Congress Moves to Stop Spies in the Workplace

If an employee sends secrets to Beijing, FBI may be helpless

IN 1994, an employee of Ellery Systems Inc., a small Colorado firm, allegedly stole proprietary software codes and sold them to China for $550,000. After uncovering the theft, company officials called the FBI, which arrested the employee and a number of co-conspirators. All of them confessed. Open and shut case, right?

Wrong.

Federal prosecutors dropped the case, while Ellery was forced to close because it had lost the trade secrets that had augured commercial success. In the click of a mouse, a competitor had obtained knowledge the firm had taken years to develop.

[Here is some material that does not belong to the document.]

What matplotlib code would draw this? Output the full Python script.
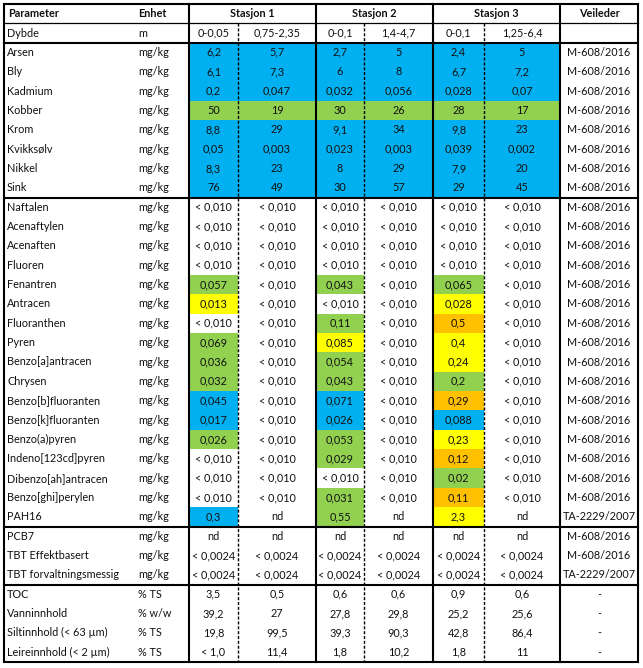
import matplotlib
matplotlib.use('Agg')
import matplotlib.pyplot as plt
from matplotlib.patches import Rectangle

plt.rcParams['font.family'] = ['Lato', 'DejaVu Sans']

# table content
stations = ['Stasjon 1', 'Stasjon 2', 'Stasjon 3']
params = ['Dybde', 'Arsen', 'Bly', 'Kadmium', 'Kobber', 'Krom', 'Kvikksølv', 'Nikkel', 'Sink',
          'Naftalen', 'Acenaftylen', 'Acenaften', 'Fluoren', 'Fenantren', 'Antracen',
          'Fluoranthen', 'Pyren', 'Benzo[a]antracen', 'Chrysen', 'Benzo[b]fluoranten',
          'Benzo[k]fluoranten', 'Benzo(a)pyren', 'Indeno[123cd]pyren', 'Dibenzo[ah]antracen',
          'Benzo[ghi]perylen', 'PAH16', 'PCB7', 'TBT Effektbasert', 'TBT forvaltningsmessig',
          'TOC', 'Vanninnhold', 'Siltinnhold (< 63 µm)', 'Leireinnhold (< 2 µm)']
units = ['m'] + ['mg/kg'] * 28 + ['% TS', '% w/w', '% TS', '% TS']

lt = '< 0,010'
tb = '< 0,0024'
s1_top = ['0-0,05', '6,2', '6,1', '0,2', '50', '8,8', '0,05', '8,3', '76',
          lt, lt, lt, lt, '0,057', '0,013', lt, '0,069', '0,036', '0,032', '0,045', '0,017',
          '0,026', lt, lt, lt, '0,3', 'nd', tb, tb, '3,5', '39,2', '19,8', '< 1,0']
s1_bot = ['0,75-2,35', '5,7', '7,3', '0,047', '19', '29', '0,003', '23', '49'] + [lt] * 16 + \
         ['nd', 'nd', tb, tb, '0,5', '27', '99,5', '11,4']
s2_top = ['0-0,1', '2,7', '6', '0,032', '30', '9,1', '0,023', '8', '30',
          lt, lt, lt, lt, '0,043', lt, '0,11', '0,085', '0,054', '0,043', '0,071', '0,026',
          '0,053', '0,029', lt, '0,031', '0,55', 'nd', tb, tb, '0,6', '27,8', '39,3', '1,8']
s2_bot = ['1,4-4,7', '5', '8', '0,056', '26', '34', '0,003', '29', '57'] + [lt] * 16 + \
         ['nd', 'nd', tb, tb, '0,6', '29,8', '90,3', '10,2']
s3_top = ['0-0,1', '2,4', '6,7', '0,028', '28', '9,8', '0,039', '7,9', '29',
          lt, lt, lt, lt, '0,065', '0,028', '0,5', '0,4', '0,24', '0,2', '0,29', '0,088',
          '0,23', '0,12', '0,02', '0,11', '2,3', 'nd', tb, tb, '0,9', '25,2', '42,8', '1,8']
s3_bot = ['1,25-6,4', '5', '7,2', '0,07', '17', '23', '0,002', '20', '45'] + [lt] * 16 + \
         ['nd', 'nd', tb, tb, '0,6', '25,6', '86,4', '11']
veileder = [''] + ['M-608/2016'] * 24 + ['TA-2229/2007', 'M-608/2016', 'M-608/2016',
                                          'TA-2229/2007', '-', '-', '-', '-']

# condition class per cell: b=blue, g=green, y=yellow, o=orange, '' = none
metal_cls = ['', 'b', 'b', 'b', 'g', 'b', 'b', 'b', 'b']
c1_top = metal_cls + ['', '', '', '', 'g', 'y', '', 'g', 'g', 'g', 'b', 'b', 'g', '', '', '', 'b'] + [''] * 7
c1_bot = metal_cls + [''] * 24
c2_top = metal_cls + ['', '', '', '', 'g', '', 'g', 'y', 'g', 'g', 'b', 'b', 'g', 'g', '', 'g', 'g'] + [''] * 7
c2_bot = metal_cls + [''] * 24
c3_top = metal_cls + ['', '', '', '', 'g', 'y', 'o', 'y', 'y', 'g', 'o', 'b', 'y', 'o', 'g', 'o', 'y'] + [''] * 7
c3_bot = metal_cls + [''] * 24

palette = {'b': '#00B0F0', 'g': '#92D050', 'y': '#FFFF00', 'o': '#FFC000'}

# layout (pixels)
W, H = 643, 668
top, bottom = 4, 662
nrows = len(params) + 1
rh = (bottom - top) / nrows
col_edges = [189, 238, 316, 364, 433, 484, 560, 638]
left = 4

fig = plt.figure(figsize=(W / 100, H / 100), dpi=100)
ax = fig.add_axes([0, 0, 1, 1])
ax.set_xlim(0, W)
ax.set_ylim(H, 0)
ax.axis('off')

fs = 7.8
txt = '#111111'
cols = [(s1_top, c1_top), (s1_bot, c1_bot), (s2_top, c2_top),
        (s2_bot, c2_bot), (s3_top, c3_top), (s3_bot, c3_bot)]

# header
yc = top + rh / 2
ax.text(8, yc, 'Parameter', fontsize=fs, fontweight='bold', va='center', ha='left', color=txt)
ax.text(138, yc, 'Enhet', fontsize=fs, fontweight='bold', va='center', ha='left', color=txt)
for k, st in enumerate(stations):
    x0, x1 = col_edges[2 * k], col_edges[2 * k + 2]
    ax.text((x0 + x1) / 2, yc, st, fontsize=fs, fontweight='bold', va='center', ha='center', color=txt)
ax.text((col_edges[6] + col_edges[7]) / 2, yc, 'Veileder', fontsize=fs, fontweight='bold',
        va='center', ha='center', color=txt)

# body
for i, p in enumerate(params):
    y0 = top + (i + 1) * rh
    yc = y0 + rh / 2
    ax.text(7, yc, p, fontsize=fs, va='center', ha='left', color=txt)
    ax.text(138, yc, units[i], fontsize=fs, va='center', ha='left', color=txt)
    for j, (vals, cls) in enumerate(cols):
        x0, x1 = col_edges[j], col_edges[j + 1]
        if cls[i]:
            ax.add_patch(Rectangle((x0, y0), x1 - x0, rh, facecolor=palette[cls[i]],
                                   edgecolor='none', zorder=1))
        ax.text((x0 + x1) / 2, yc, vals[i], fontsize=fs, va='center', ha='center',
                zorder=3, color=txt)
    ax.text((col_edges[6] + col_edges[7]) / 2, yc, veileder[i], fontsize=fs,
            va='center', ha='center', zorder=3, color=txt)

# grid lines
thick = 1.5
ax.plot([left, col_edges[-1], col_edges[-1], left, left], [top, top, bottom, bottom, top],
        color='black', lw=thick, zorder=4, solid_joinstyle='miter')
ax.plot([left, col_edges[-1]], [top + rh, top + rh], color='black', lw=0.9, zorder=4)
for r in [2, 10, 27, 30]:
    y = top + r * rh
    ax.plot([left, col_edges[-1]], [y, y], color='black', lw=thick, zorder=4)
for x in [189, 316, 433, 560]:
    ax.plot([x, x], [top, bottom], color='black', lw=thick, zorder=4)
for x in [238, 364, 484]:
    ax.plot([x, x], [top + rh, bottom], color='black', lw=1.0, ls=(0, (2.2, 1.3)), zorder=4)

fig.savefig('out.png', dpi=100)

Ellery was a victim of a legal gap that federal officials say is costing US companies billions of dollars and thousands of jobs: There are no federal statutes that specifically outlaw the theft of ideas and innovations used to produce advanced technologies. US law is not keeping pace with technological change, they say.

The loophole has contributed to an explosion in economic espionage against the United States that officials view as a threat to national security and American domination of the huge global market in technologies ranging from computer chips to medical equipment.

Armed only with barely applicable laws on mail fraud and the transportation of stolen goods, federal prosecutors have been unable or unwilling to go after thieves working for foreign companies, hostile states, and friendly governments.

Current patent, copyright, and trademark laws are often ineffective because they do not cover the theft of such items as corporate sales strategies, the formulas or computer codes for products not yet patented, and blueprints for technologies still in development.

Efforts have now started in Washington to give law enforcers the tools they need for a crackdown. Senate Republicans have introduced at least three bills that would make economic espionage and the theft of intellectual property federal crimes. Joint hearings opened last month on the issue by the Senate Judiciary and Intelligence Committees are to resume once the Clinton administration introduces its own proposed legislation.

''If this statute were passed it would ... help our investigations immensely,'' says Robert Bryant, the head of the FBI's National Security Division. ''What that will do is level the playing field.#''

A lack of industrial espionage laws has hamstrung hundreds of FBI investigations involving the intelligence services of at least 23 countries, says Mr. Bryant. About half those countries are unfriendly states and the rest are friends and close allies.

''Our investigations have gone up 800 percent since we started this issue basically in 1994,'' says Bryant. While US allies and friendly nations generally seek data on specific technologies, ''hostile intelligence services are almost vacuum cleaners,'' he says.

Foreign intelligence services either pay employees of US companies for trade secrets or coopt them into stealing for them, Bryant says. Foreign ''experts'' sent to work for American firms under official exchange programs may be agents under orders to pilfer secrets.

THOUGH US officials refuse to identify them, unfriendly countries involved in espionage against US companies are known to include Iran and China. Sen. William Cohen (R) of Maine, the sponsor of one of the Senate bills, says France, Germany, Japan, and South Korea are among the friendly states that have ''systematically practiced'' economic espionage against US firms. Russia is also believed to be pursuing an extensive economic espionage effort against the US.

''Unlike the politico-military espionage of the cold war, economic espionage pits friendly nations against each other,'' Senator Cohen said in introducing his measure in January. ''The direct costs of this espionage is borne by America's international corporations. The indirect costs are borne by the American economy as a whole. Jobs and profits are lost; the competitive edge is stolen away.''

A report to be published this week by the American Society of Industrial Security (ASIS) provides an alarming measure of how serious the problem has become.

In a survey of 325 US corporations, the study found 219 known cases of actual or attempted espionage in the first half of 1995. That represents an average of 32 cases per month, a 323 percent increase over 1992, when the monthly average was 9.9 cases.

Perhaps the report's most disturbing finding is that 74 percent of the known 1985 cases involved people who had relations of trust with the companies. Fifty-nine percent were current or former employees, temporary workers, or retirees. The other 15 percent involved partners, suppliers, or consultants.

Richard Heffermen, a corporate security consultant and co-author of the report, says not all ''insiders'' work for foreign intelligence services or firms. Many are motivated by the instability created by corporate downsizing, he says. Workers who fear they will lose their jobs or believe they are poorly paid may steal technical secrets to sell for profit or parlay into better jobs with their firms' competitors.

Unlike its foreign counterparts, the Central Intelligence Agency is forbidden from stealing foreign corporate secrets and turning them over to US firms. But, it does watch for foreign firms using illegal means to undercut their US rivals.